An artist's rendering of the iPhone 8 based on the latest rumors. Credit: ifanr.com

There are challenges with making this work. Apple's home button and Touch ID sensor need to either move to the back (as is common with Android phones) or somehow be embedded under the display. But the benefits are worth it. A taller, narrower phone with slim bezels has the same capacity for one-hand use and the same pocket-ability while giving you dramatically more to interact with.

When holding the phone horizontally to capture photos or video, or playing a game, you can have a 16:9 or 3:2 view area with plenty of room on the sides for controls and info, visible but no longer obscuring your view. Having used both the LG G6 and Galaxy S8 extensively, I can say that 16:9 phones legitimately feel weird now. It's just a worse experience overall.

And if Apple goes to a 2:1-ish screen ratio, and Samsung already has, then our fate as consumers is sealed. Everyone will follow suit. Those two companies represent such an overwhelming percentage of all premium phones that developer support is assured, and the design trend will be set for the next several years.
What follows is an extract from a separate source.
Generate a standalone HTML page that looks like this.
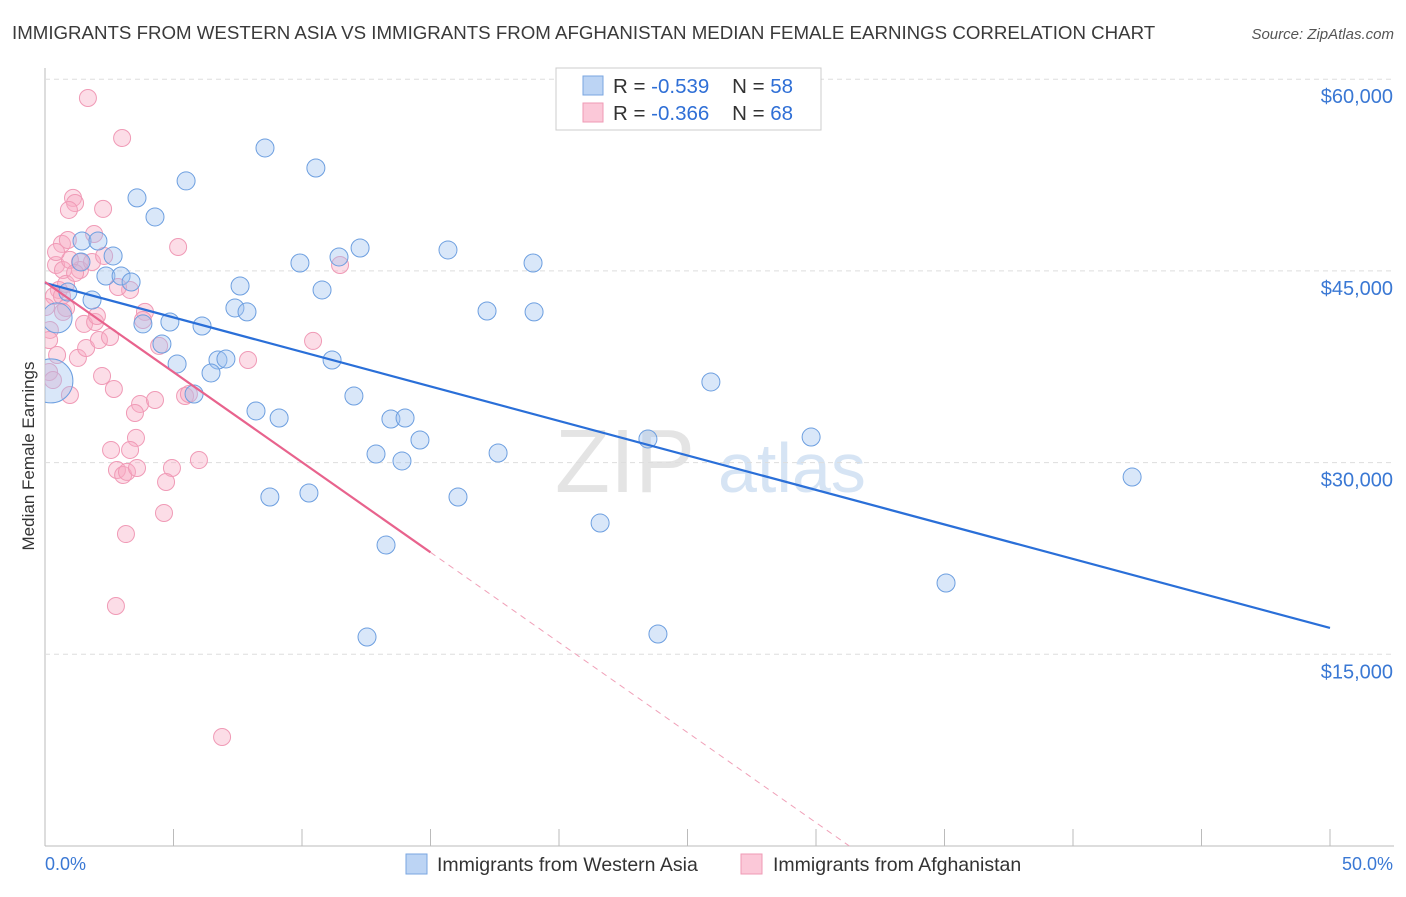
<!DOCTYPE html>
<html><head><meta charset="utf-8"><style>
body{margin:0;background:#fff;font-family:"Liberation Sans",sans-serif;}
svg text{font-family:"Liberation Sans",sans-serif;}
</style></head><body>
<svg id="c" width="1406" height="892">
<defs><clipPath id="plotclip"><rect x="45" y="60" width="1360" height="786"/></clipPath></defs>
<text x="12" y="39" font-size="18.7" fill="#3a3a3a">IMMIGRANTS FROM WESTERN ASIA VS IMMIGRANTS FROM AFGHANISTAN MEDIAN FEMALE EARNINGS CORRELATION CHART</text>
<text x="1394" y="39" font-size="15" fill="#555" text-anchor="end" font-style="italic">Source: ZipAtlas.com</text>
<text transform="translate(34,456) rotate(-90)" font-size="17" fill="#333" text-anchor="middle">Median Female Earnings</text>
<text x="555" y="492" font-size="90" fill="#e4e4e4" font-family="Liberation Serif">ZIP</text>
<text x="718" y="492" font-size="70" fill="#d6e4f4">atlas</text>
<g id="grid"></g><g id="pts" clip-path="url(#plotclip)"></g><g id="lines"></g>
<g>
<rect x="556" y="68" width="265" height="62" fill="#fff" stroke="#ccc"/>
<rect x="583" y="76" width="20" height="19" fill="#bcd4f4" stroke="#7aa6e0"/>
<rect x="583" y="103" width="20" height="19" fill="#fbc8d8" stroke="#ef9ab5"/>
<text x="613" y="93" font-size="20.5" fill="#333">R = <tspan fill="#2f6fd6">-0.539</tspan>&#160;&#160;&#160;&#160;N = <tspan fill="#2f6fd6">58</tspan></text>
<text x="613" y="120" font-size="20.5" fill="#333">R = <tspan fill="#2f6fd6">-0.366</tspan>&#160;&#160;&#160;&#160;N = <tspan fill="#2f6fd6">68</tspan></text>
</g>
<g>
<rect x="406" y="854" width="21" height="20" fill="#bcd4f4" stroke="#7aa6e0"/>
<text x="437" y="871" font-size="19.5" fill="#333">Immigrants from Western Asia</text>
<rect x="741" y="854" width="21" height="20" fill="#fbc8d8" stroke="#ef9ab5"/>
<text x="773" y="871" font-size="19.5" fill="#333">Immigrants from Afghanistan</text>
</g>
<text x="45" y="870" font-size="18" fill="#3a78d4">0.0%</text>
<text x="1393" y="870" font-size="18" fill="#3a78d4" text-anchor="end">50.0%</text>
</svg>
<script>
const blueX=[8.56,10.54,5.49,3.58,4.28,1.44,2.06,2.65,1.40,2.37,2.96,3.35,9.92,11.44,12.26,15.68,18.99,7.59,10.78,1.83,0.89,0.47,0.23,4.86,6.11,7.39,7.86,17.2,19.03,4.55,5.14,6.73,7.04,6.46,5.8,11.17,25.91,12.02,8.21,9.11,13.46,14.01,14.59,12.88,13.89,17.63,23.46,29.81,42.3,8.75,10.27,16.07,21.6,13.27,35.06,12.53,23.85,3.81];
const blueY=[54620,53050,52040,50710,49220,47340,47340,46170,45700,44600,44600,44130,45620,46090,46790,46640,45620,43820,43510,42720,43350,41320,36390,41000,40690,42100,41790,41860,41790,39280,37720,38030,38110,37010,35370,38030,36310,35210,34040,33490,33410,33490,31770,30670,30130,30750,31850,32000,28870,27310,27620,27310,25270,23550,20580,16350,16590,40850];
const blueR=blueX.map((v,i)=>i===21?15:(i===22?22:9));
const pinkX=[1.67,3.0,1.09,1.17,0.93,2.26,0.66,0.89,1.91,5.18,0.43,0.7,1.36,1.36,0.97,0.54,0.35,0.66,0.82,0.19,0.16,0.47,1.28,1.6,1.52,2.1,2.53,1.95,3.31,3.89,3.81,2.84,4.44,7.9,10.43,11.48,0.97,2.22,2.68,3.7,4.28,3.5,5.45,5.6,3.54,2.57,3.31,2.8,3.04,3.19,3.58,4.94,5.99,4.71,4.63,3.15,2.76,6.89,0.16,0.31,0.82,1.17,1.83,2.3,0.43,0.04,0.7,2.02];
const pinkY=[58530,55400,50710,50310,49770,49850,47110,47420,47890,46870,45460,45070,45700,45070,45860,43510,43040,43040,42100,40380,39590,38420,38190,38970,40850,39590,39830,41000,43510,41790,41160,43740,39130,38030,39520,45460,35290,36780,35760,34590,34900,33880,35210,35370,31930,30990,30990,29420,29030,29270,29580,29580,30200,28480,26060,24410,18780,8530,37090,36460,43980,44840,45700,46170,46480,42180,41790,41470];
const yTicks=[15000,30000,45000,60000];
const yTickLabels=["$15,000","$30,000","$45,000","$60,000"];
const blueFit=[44060,17060];
const pinkFit=[44130,-1410];
const pinkSolidEnd=15;
const X=v=>45+v/50*1285, Y=v=>846-v/15000*191.7;
const NS="http://www.w3.org/2000/svg";
function mk(p,t,a){const e=document.createElementNS(NS,t);for(const k in a)e.setAttribute(k,a[k]);document.getElementById(p).appendChild(e);return e;}
let ax=mk('grid','line',{x1:45,y1:68,x2:45,y2:846,stroke:'#bbb'});


let bx=mk('grid','line',{x1:45,y1:846,x2:1394,y2:846,stroke:'#bbb'});


for(let i=0;i<=10;i++){const t=mk('grid','line',{x1:X(i*5),x2:X(i*5),y1:829,y2:846,stroke:'#bbb'});

}
yTicks.forEach((v,i)=>{const g=mk('grid','line',{x1:45,x2:1394,y1:Y(v),y2:Y(v),stroke:'#ddd','stroke-dasharray':'5,4'});


const t=mk('grid','text',{x:1393,y:Y(v)+24,'font-size':20,fill:'#3a78d4','text-anchor':'end'});t.textContent=yTickLabels[i];

});
pinkX.forEach((v,i)=>{const c=mk('pts','circle',{cx:X(v),cy:Y(pinkY[i]),r:8.5,fill:'rgba(248,170,195,0.4)',stroke:'#f09ab6','stroke-width':1});

});
blueX.forEach((v,i)=>{const c=mk('pts','circle',{cx:X(v),cy:Y(blueY[i]),r:blueR[i],fill:'rgba(160,195,240,0.4)',stroke:'#6d9fe0','stroke-width':1});

});
let bl=mk('lines','line',{x1:X(0),y1:Y(blueFit[0]),x2:X(50),y2:Y(blueFit[1]),stroke:'#2a6fd8','stroke-width':2.2});


const pz=-pinkFit[0]/pinkFit[1];
let pl=mk('lines','line',{x1:X(0),y1:Y(pinkFit[0]),x2:X(pinkSolidEnd),y2:Y(pinkFit[0]+pinkFit[1]*pinkSolidEnd),stroke:'#e8638d','stroke-width':2.2});


let pd=mk('lines','line',{x1:X(pinkSolidEnd),y1:Y(pinkFit[0]+pinkFit[1]*pinkSolidEnd),x2:X(pz),y2:Y(0),stroke:'#f0a0b8','stroke-width':1,'stroke-dasharray':'6,5'});


</script>
</body></html>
A few years ago, many tablets were shipped with an aspect ratio close to 16:9. The argument was that people watched video on their tablets, and video was 16:9. The Amazon Kindle Fire, Google Nexus 7, Barnes & Noble Nook…all "widescreen" tablets. Apple steadfastly stuck to at 4:3 ratio, smartly recognizing that the 16:9 ratio wasn't a good fit for printed-page analogues and full-featured websites. For the way people use tablets, it was all wrong. Apple was right, and today, nearly all tablets have ratios around 4:3 to 3:2. In the same way, I feel that we'll soon realize that the 16:9 ratio was never really the right fit for a one-hand computer we stick in our pockets.